Major James Rowe was a prisoner of war from 1963 to 1968 in South Vietnam. His story is recorded in the book, Five Years to Freedom, where he concludes no audience could comprehend the constant physical pressures; the filth, disease, hunger; the crushing mental pressure; the frustrations, anxieties, the fears, and the constant threat of death while living in the jungles of Vietnam as a prisoner of war.
As American helicopters drove their small Vietcong unit into the rice paddies, Major Rowe thought he would perish with his captors in the overwhelming assault of bombs and helicopter fire. “O Lord, please be with me now,” he prayed. “This is going to be nasty. Please get me through it.” He was sure death was imminent, writing, “The thought of making it through was little more than a wish at the moment, but with a request in to the good Lord, I felt my chances were better than anyone else’s in the group…I heard the sound, soft, ominous, high to the east, and my stomach knotted. I felt my spine tingle and it was as if my heart froze between beats. O dear Lord God, please be with me…They had missed us! They passed north of us and we were safe! O Lord, thank you! Thank you!” A few days later, Major Rowe was able to flag an American helicopter with his white mosquito net, and was rescued.

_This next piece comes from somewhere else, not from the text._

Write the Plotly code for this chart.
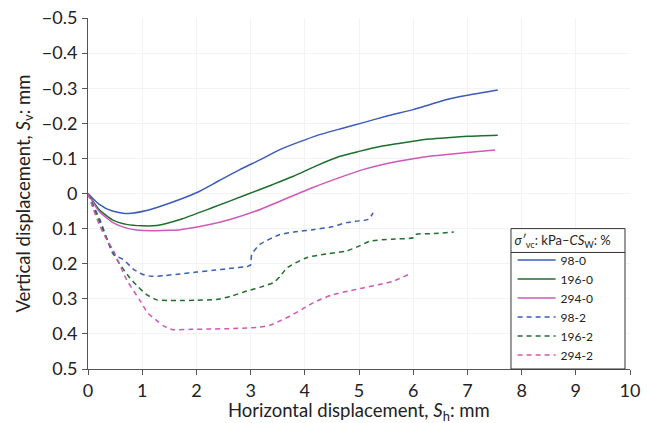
import plotly.graph_objects as go

# ---- data ----
x_98_0 = [0, 0.2, 0.45, 0.74, 1.1, 1.5, 2.0, 2.4, 2.8, 3.2, 3.54, 3.9, 4.22, 4.65, 5.08, 5.5, 6.0, 6.3, 6.62, 7.0, 7.56]
y_98_0 = [0, 0.03, 0.05, 0.057, 0.048, 0.028, -0.002, -0.035, -0.068, -0.098, -0.125, -0.147, -0.165, -0.184, -0.202, -0.22, -0.239, -0.253, -0.268, -0.28, -0.295]

x_196_0 = [0, 0.2, 0.45, 0.71, 1.0, 1.27, 1.7, 2.3, 2.93, 3.4, 3.79, 4.2, 4.65, 5.0, 5.39, 5.7, 6.0, 6.3, 6.62, 7.0, 7.56]
y_196_0 = [0, 0.045, 0.075, 0.088, 0.092, 0.091, 0.074, 0.04, 0.003, -0.025, -0.049, -0.078, -0.106, -0.12, -0.134, -0.142, -0.149, -0.155, -0.159, -0.163, -0.166]

x_294_0 = [0, 0.2, 0.45, 0.7, 0.9, 1.2, 1.5, 1.7, 2.2, 2.62, 3.1, 3.54, 4.15, 4.6, 5.07, 5.5, 6.0, 6.3, 6.62, 7.0, 7.51]
y_294_0 = [0, 0.05, 0.082, 0.098, 0.104, 0.106, 0.105, 0.103, 0.09, 0.074, 0.05, 0.022, -0.017, -0.043, -0.068, -0.085, -0.099, -0.106, -0.111, -0.117, -0.124]

x_98_2 = [0, 0.1, 0.22, 0.35, 0.47, 0.65, 0.84, 1.0, 1.17, 1.4, 1.7, 2.0, 2.31, 2.6, 2.96, 3.0, 3.02, 3.17, 3.35, 3.54, 3.8, 4.15, 4.5, 4.77, 5.0, 5.17, 5.26]
y_98_2 = [0, 0.035, 0.074, 0.13, 0.174, 0.188, 0.216, 0.23, 0.236, 0.234, 0.229, 0.224, 0.219, 0.214, 0.207, 0.203, 0.174, 0.145, 0.13, 0.117, 0.11, 0.103, 0.095, 0.083, 0.078, 0.074, 0.055]

x_196_2 = [0, 0.1, 0.22, 0.38, 0.53, 0.77, 0.92, 1.08, 1.27, 1.5, 1.7, 2.0, 2.37, 2.65, 2.93, 3.2, 3.42, 3.55, 3.67, 4.03, 4.4, 4.77, 5.0, 5.2, 5.6, 6.0, 6.04, 6.4, 6.75]
y_196_2 = [0, 0.04, 0.083, 0.14, 0.188, 0.24, 0.265, 0.288, 0.303, 0.305, 0.305, 0.304, 0.302, 0.292, 0.278, 0.266, 0.254, 0.235, 0.212, 0.183, 0.172, 0.164, 0.15, 0.136, 0.13, 0.126, 0.117, 0.114, 0.11]

x_294_2 = [0, 0.1, 0.22, 0.34, 0.46, 0.71, 0.96, 1.1, 1.27, 1.4, 1.57, 1.9, 2.31, 2.6, 2.93, 3.15, 3.36, 3.55, 3.73, 3.95, 4.16, 4.52, 4.8, 5.08, 5.35, 5.63, 5.91]
y_294_2 = [0, 0.045, 0.093, 0.13, 0.16, 0.245, 0.305, 0.34, 0.362, 0.378, 0.388, 0.387, 0.386, 0.385, 0.383, 0.381, 0.375, 0.362, 0.349, 0.33, 0.311, 0.288, 0.278, 0.269, 0.26, 0.25, 0.231]

names = ["98-0", "196-0", "294-0", "98-2", "196-2", "294-2"]
xs = [x_98_0, x_196_0, x_294_0, x_98_2, x_196_2, x_294_2]
ys = [y_98_0, y_196_0, y_294_0, y_98_2, y_196_2, y_294_2]
colors = ["#3b5cb8", "#1e6e2e", "#cf58b9", "#3b5cb8", "#1e6e2e", "#cf58b9"]
dashes = ["solid", "solid", "solid", "5px,4px", "5px,4px", "5px,4px"]

x_ticks = list(range(0, 11))
y_ticks = [-0.5, -0.4, -0.3, -0.2, -0.1, 0, 0.1, 0.2, 0.3, 0.4, 0.5]
y_tick_text = ["\u22120.5", "\u22120.4", "\u22120.3", "\u22120.2", "\u22120.1", "0", "0.1", "0.2", "0.3", "0.4", "0.5"]

x_title = "Horizontal displacement, <i>S</i><sub>h</sub>: mm"
y_title = "Vertical displacement, <i>S</i><sub>v</sub>: mm"
legend_title = "<i>σ′</i><sub>vc</sub>: kPa–<i>CS</i><sub>W</sub>: %"

FONT = "Lato"
TXT = "#222222"
# legend frame (paper coords)
FR_X0, FR_X1, FR_Y0, FR_Y1, FR_SEP = 0.7804, 0.9908, 0.0, 0.40, 0.332

fig = go.Figure()
for x, y, n, c, d in zip(xs, ys, names, colors, dashes):
    fig.add_trace(go.Scatter(x=x, y=y, name=n, mode="lines",
                             line=dict(color=c, width=1.5, dash=d, shape="spline", smoothing=0.6)))

fig.update_layout(
    width=647, height=423,
    margin=dict(l=88, r=17, t=18, b=54, autoexpand=False),
    paper_bgcolor="white", plot_bgcolor="white",
    font=dict(family=FONT, size=18, color=TXT),
    legend=dict(
        x=FR_X0 + 0.003, y=FR_Y1, xanchor="left", yanchor="top",
        bgcolor="rgba(255,255,255,0)", borderwidth=0, itemwidth=38,
        font=dict(family=FONT, size=12, color=TXT),
        title=dict(text=legend_title, font=dict(family=FONT, size=13, color=TXT)),
        tracegroupgap=0,
    ),
    xaxis=dict(
        range=[0, 10], tickvals=x_ticks, ticks="outside", ticklen=5, tickcolor="#555555",
        showline=True, linecolor="#555555", linewidth=1, automargin=False,
        showgrid=True, gridcolor="#f3f3f3", zeroline=False,
        tickfont=dict(size=18),
    ),
    yaxis=dict(
        range=[0.5, -0.5], tickvals=y_ticks, ticktext=y_tick_text,
        ticks="outside", ticklen=5, tickcolor="#555555", ticklabelstandoff=1,
        showline=True, linecolor="#555555", linewidth=1, automargin=False,
        showgrid=True, gridcolor="#f3f3f3", zeroline=False,
        tickfont=dict(size=18),
    ),
    annotations=[
        dict(text=x_title, xref="paper", yref="paper", x=0.5, y=-0.122,
             xanchor="center", yanchor="middle", showarrow=False,
             font=dict(family=FONT, size=18.5, color=TXT)),
        dict(text=y_title, xref="paper", yref="paper", x=-0.118, y=0.5,
             xanchor="center", yanchor="middle", textangle=-90, showarrow=False,
             font=dict(family=FONT, size=18.5, color=TXT)),
    ],
    shapes=[
        dict(type="rect", xref="paper", yref="paper",
             x0=FR_X0, x1=FR_X1, y0=FR_Y0, y1=FR_Y1,
             fillcolor="white", line=dict(color="#333333", width=1), layer="above"),
        dict(type="line", xref="paper", yref="paper",
             x0=FR_X0, x1=FR_X1, y0=FR_SEP, y1=FR_SEP,
             line=dict(color="#333333", width=1), layer="above"),
    ],
)

fig.write_html("out.html", config={"displayModeBar": False},
               post_script="document.body.style.margin='0';")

Major Rowe graduated from West Point in 1960, where “Divine Services” were attended by all cadets. He was a soldier, trained to pray as well as to fight. He refers to the anthems he sang at West Point, and his prayers for help and courage throughout his book are spontaneous in moments of peril. Are West Point Cadets still trained to uphold the fighting forces Code of Conduct? Article XI states, “I will trust in my God and in the United States of America.”